> What this task involves
Pictures are not part of the copy; repeat everything else in the records exactly.

(Rows from a dataset of charts and code)

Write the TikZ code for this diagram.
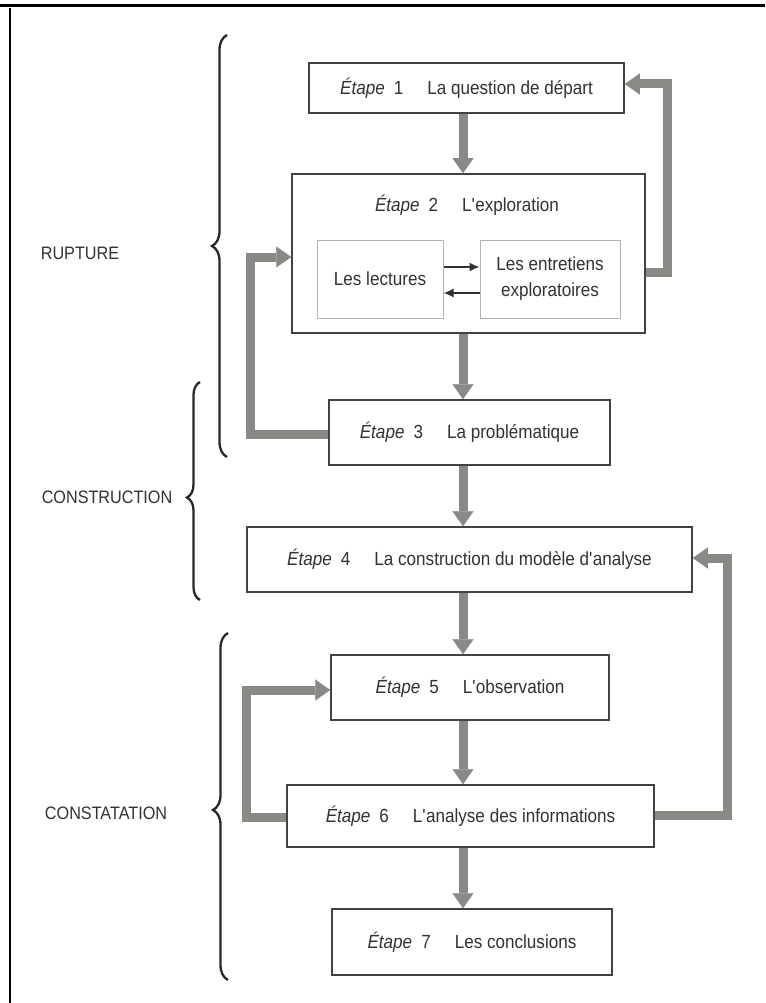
\documentclass[tikz,border=0pt]{standalone}
\usepackage{fontspec}
\setmainfont{Liberation Sans}[FakeStretch=0.9]
\usetikzlibrary{arrows.meta,decorations.pathreplacing,calc}
\definecolor{boxline}{RGB}{66,66,66}
\definecolor{txt}{RGB}{50,50,50}
\definecolor{band}{RGB}{136,138,134}
\definecolor{innerline}{RGB}{178,178,178}
\definecolor{bracecol}{RGB}{40,40,40}
\newcommand{\etape}[2]{\textit{Étape}\hspace{9pt}#1\hspace{24pt}#2}
\newcommand{\apos}{\textquotesingle}
\begin{document}
\begin{tikzpicture}[x=1pt,y=-1pt,
  stepbox/.style={draw=boxline,line width=1.6pt,fill=white,text=txt,inner sep=0pt,
    font=\fontsize{19}{22}\selectfont},
  innerbox/.style={draw=innerline,line width=1pt,fill=white,text=txt,inner sep=0pt,
    align=center,font=\fontsize{19}{26}\selectfont},
  bandarrow/.style={draw=band,line width=9pt,line join=miter,
    -{Triangle[length=15pt,width=21pt,line width=0.1pt]}},
  thinarrow/.style={draw=txt,line width=1.6pt,-{Latex[length=10pt,width=9pt]}},
  bracestyle/.style={draw=bracecol,line width=2.3pt,decorate},
  sidelabel/.style={text=txt,font=\fontsize{18}{20}\selectfont,inner sep=0pt}
]
\useasboundingbox (0,0) rectangle (765,1003);
\fill[white] (0,0) rectangle (765,1003);
% frame
\draw[line width=3pt] (0,6) -- (765,6);
\draw[line width=2pt] (9.5,8) -- (9.5,1003);

% boxes
\node[stepbox,minimum width=315pt,minimum height=50pt] (b1) at (466.5,88) {\etape{1}{La question de départ}};
\node[stepbox,minimum width=353pt,minimum height=159pt] (b2) at (468.5,253.5) {};
\node[text=txt,font=\fontsize{19}{22}\selectfont,inner sep=0pt] (t2) at (467,205) {\etape{2}{L\apos exploration}};
\node[innerbox,minimum width=126pt,minimum height=78pt] (lect) at (380,279) {Les lectures};
\node[innerbox,minimum width=140pt,minimum height=78pt] (ent) at (550,279) {Les entretiens\\exploratoires};
\node[stepbox,minimum width=281pt,minimum height=65pt] (b3) at (469.5,432.5) {\etape{3}{La problématique}};
\node[stepbox,minimum width=445pt,minimum height=65pt] (b4) at (469.5,559.5) {\etape{4}{La construction du modèle d\apos analyse}};
\node[stepbox,minimum width=278pt,minimum height=65pt] (b5) at (470,687.5) {\etape{5}{L\apos observation}};
\node[stepbox,minimum width=367pt,minimum height=62pt] (b6) at (470.5,816) {\etape{6}{L\apos analyse des informations}};
\node[stepbox,minimum width=280pt,minimum height=66pt] (b7) at (472,942) {\etape{7}{Les conclusions}};

% inner arrows
\draw[thinarrow] (lect.east |- 0,267) -- (ent.west |- 0,267);
\draw[thinarrow] (ent.west |- 0,293) -- (lect.east |- 0,293);

% main vertical arrows
\coordinate (ax) at (463,0);
\draw[bandarrow] (b1.south -| ax) -- (b2.north -| ax);
\draw[bandarrow] (b2.south -| ax) -- (b3.north -| ax);
\draw[bandarrow] (b3.south -| ax) -- (b4.north -| ax);
\draw[bandarrow] (b4.south -| ax) -- (b5.north -| ax);
\draw[bandarrow] (b5.south -| ax) -- (b6.north -| ax);
\draw[bandarrow] (b6.south -| ax) -- (b7.north -| ax);

% feedback arrows
\draw[bandarrow] (b2.east |- 0,272) -- (667,272) -- (667,84) -- (b1.east |- 0,84);
\draw[bandarrow] (b3.west |- 0,434) -- (250,434) -- (250,257) -- (b2.west |- 0,257);
\draw[bandarrow] (b6.east |- 0,815) -- (727,815) -- (727,558) -- (b4.east |- 0,558);
\draw[bandarrow] (b6.west |- 0,817) -- (246,817) -- (246,690) -- (b5.west |- 0,690);

% braces
\draw[bracestyle,decoration={brace,amplitude=15pt,aspect=0.5}] (227,457) -- (227,35);
\draw[bracestyle,decoration={brace,amplitude=13pt,aspect=0.47}] (200,600) -- (200,382);
\draw[bracestyle,decoration={brace,amplitude=15pt,aspect=0.49}] (228,980) -- (228,633);

% side labels
\node[sidelabel] (l1) at (80,253) {RUPTURE};
\node[sidelabel] (l2) at (107,497) {CONSTRUCTION};
\node[sidelabel] (l3) at (106,813) {CONSTATATION};
\end{tikzpicture}
\end{document}
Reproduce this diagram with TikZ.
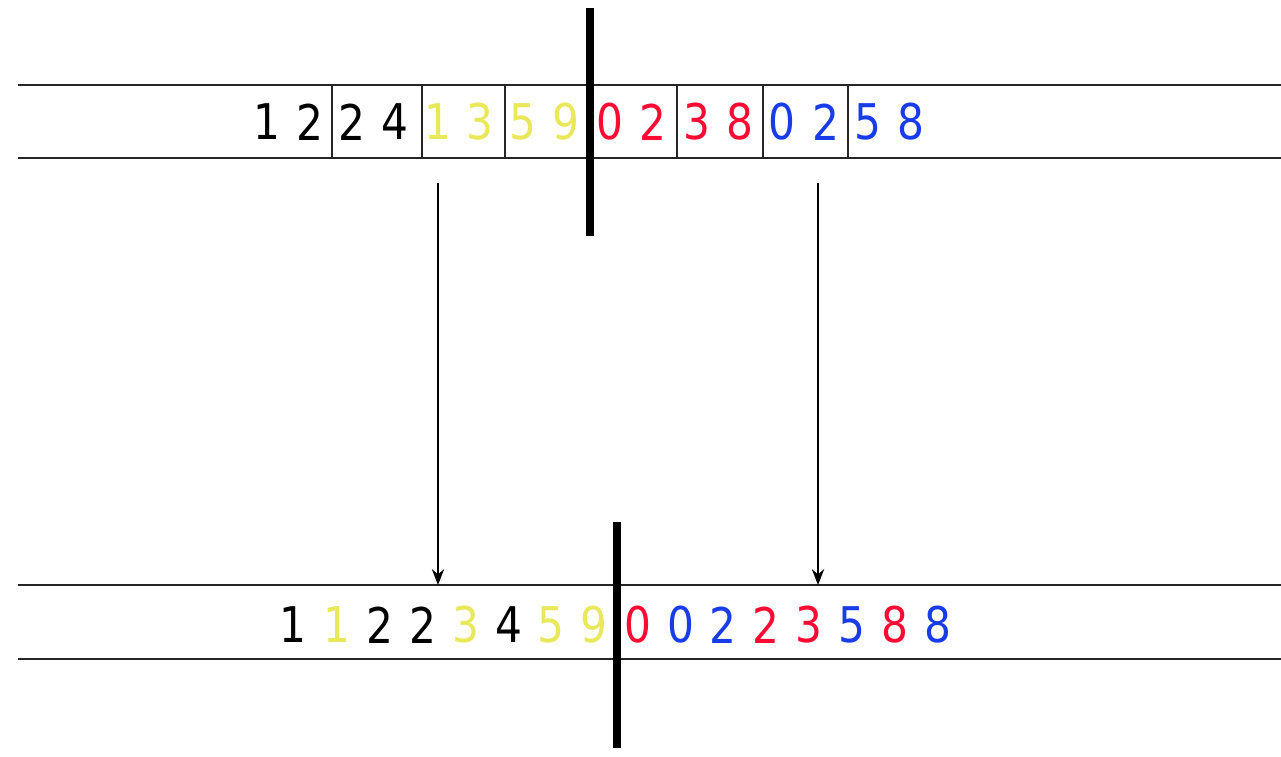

> Problem solution
Write the TikZ code for this diagram.
\documentclass[tikz,border=0pt]{standalone}
\usepackage{fontspec}
\setmainfont{Liberation Sans}[FakeStretch=0.9]
\usetikzlibrary{arrows.meta,decorations.pathreplacing,calc}
\definecolor{boxline}{RGB}{66,66,66}
\definecolor{txt}{RGB}{50,50,50}
\definecolor{band}{RGB}{136,138,134}
\definecolor{innerline}{RGB}{178,178,178}
\definecolor{bracecol}{RGB}{40,40,40}
\newcommand{\etape}[2]{\textit{Étape}\hspace{9pt}#1\hspace{24pt}#2}
\newcommand{\apos}{\textquotesingle}
\begin{document}
\begin{tikzpicture}[x=1pt,y=-1pt,
  stepbox/.style={draw=boxline,line width=1.6pt,fill=white,text=txt,inner sep=0pt,
    font=\fontsize{19}{22}\selectfont},
  innerbox/.style={draw=innerline,line width=1pt,fill=white,text=txt,inner sep=0pt,
    align=center,font=\fontsize{19}{26}\selectfont},
  bandarrow/.style={draw=band,line width=9pt,line join=miter,
    -{Triangle[length=15pt,width=21pt,line width=0.1pt]}},
  thinarrow/.style={draw=txt,line width=1.6pt,-{Latex[length=10pt,width=9pt]}},
  bracestyle/.style={draw=bracecol,line width=2.3pt,decorate},
  sidelabel/.style={text=txt,font=\fontsize{18}{20}\selectfont,inner sep=0pt}
]
\useasboundingbox (0,0) rectangle (765,1003);
\fill[white] (0,0) rectangle (765,1003);
% frame
\draw[line width=3pt] (0,6) -- (765,6);
\draw[line width=2pt] (9.5,8) -- (9.5,1003);

% boxes
\node[stepbox,minimum width=315pt,minimum height=50pt] (b1) at (466.5,88) {\etape{1}{La question de départ}};
\node[stepbox,minimum width=353pt,minimum height=159pt] (b2) at (468.5,253.5) {};
\node[text=txt,font=\fontsize{19}{22}\selectfont,inner sep=0pt] (t2) at (467,205) {\etape{2}{L\apos exploration}};
\node[innerbox,minimum width=126pt,minimum height=78pt] (lect) at (380,279) {Les lectures};
\node[innerbox,minimum width=140pt,minimum height=78pt] (ent) at (550,279) {Les entretiens\\exploratoires};
\node[stepbox,minimum width=281pt,minimum height=65pt] (b3) at (469.5,432.5) {\etape{3}{La problématique}};
\node[stepbox,minimum width=445pt,minimum height=65pt] (b4) at (469.5,559.5) {\etape{4}{La construction du modèle d\apos analyse}};
\node[stepbox,minimum width=278pt,minimum height=65pt] (b5) at (470,687.5) {\etape{5}{L\apos observation}};
\node[stepbox,minimum width=367pt,minimum height=62pt] (b6) at (470.5,816) {\etape{6}{L\apos analyse des informations}};
\node[stepbox,minimum width=280pt,minimum height=66pt] (b7) at (472,942) {\etape{7}{Les conclusions}};

% inner arrows
\draw[thinarrow] (lect.east |- 0,267) -- (ent.west |- 0,267);
\draw[thinarrow] (ent.west |- 0,293) -- (lect.east |- 0,293);

% main vertical arrows
\coordinate (ax) at (463,0);
\draw[bandarrow] (b1.south -| ax) -- (b2.north -| ax);
\draw[bandarrow] (b2.south -| ax) -- (b3.north -| ax);
\draw[bandarrow] (b3.south -| ax) -- (b4.north -| ax);
\draw[bandarrow] (b4.south -| ax) -- (b5.north -| ax);
\draw[bandarrow] (b5.south -| ax) -- (b6.north -| ax);
\draw[bandarrow] (b6.south -| ax) -- (b7.north -| ax);

% feedback arrows
\draw[bandarrow] (b2.east |- 0,272) -- (667,272) -- (667,84) -- (b1.east |- 0,84);
\draw[bandarrow] (b3.west |- 0,434) -- (250,434) -- (250,257) -- (b2.west |- 0,257);
\draw[bandarrow] (b6.east |- 0,815) -- (727,815) -- (727,558) -- (b4.east |- 0,558);
\draw[bandarrow] (b6.west |- 0,817) -- (246,817) -- (246,690) -- (b5.west |- 0,690);

% braces
\draw[bracestyle,decoration={brace,amplitude=15pt,aspect=0.5}] (227,457) -- (227,35);
\draw[bracestyle,decoration={brace,amplitude=13pt,aspect=0.47}] (200,600) -- (200,382);
\draw[bracestyle,decoration={brace,amplitude=15pt,aspect=0.49}] (228,980) -- (228,633);

% side labels
\node[sidelabel] (l1) at (80,253) {RUPTURE};
\node[sidelabel] (l2) at (107,497) {CONSTRUCTION};
\node[sidelabel] (l3) at (106,813) {CONSTATATION};
\end{tikzpicture}
\end{document}
Reproduce this diagram with TikZ.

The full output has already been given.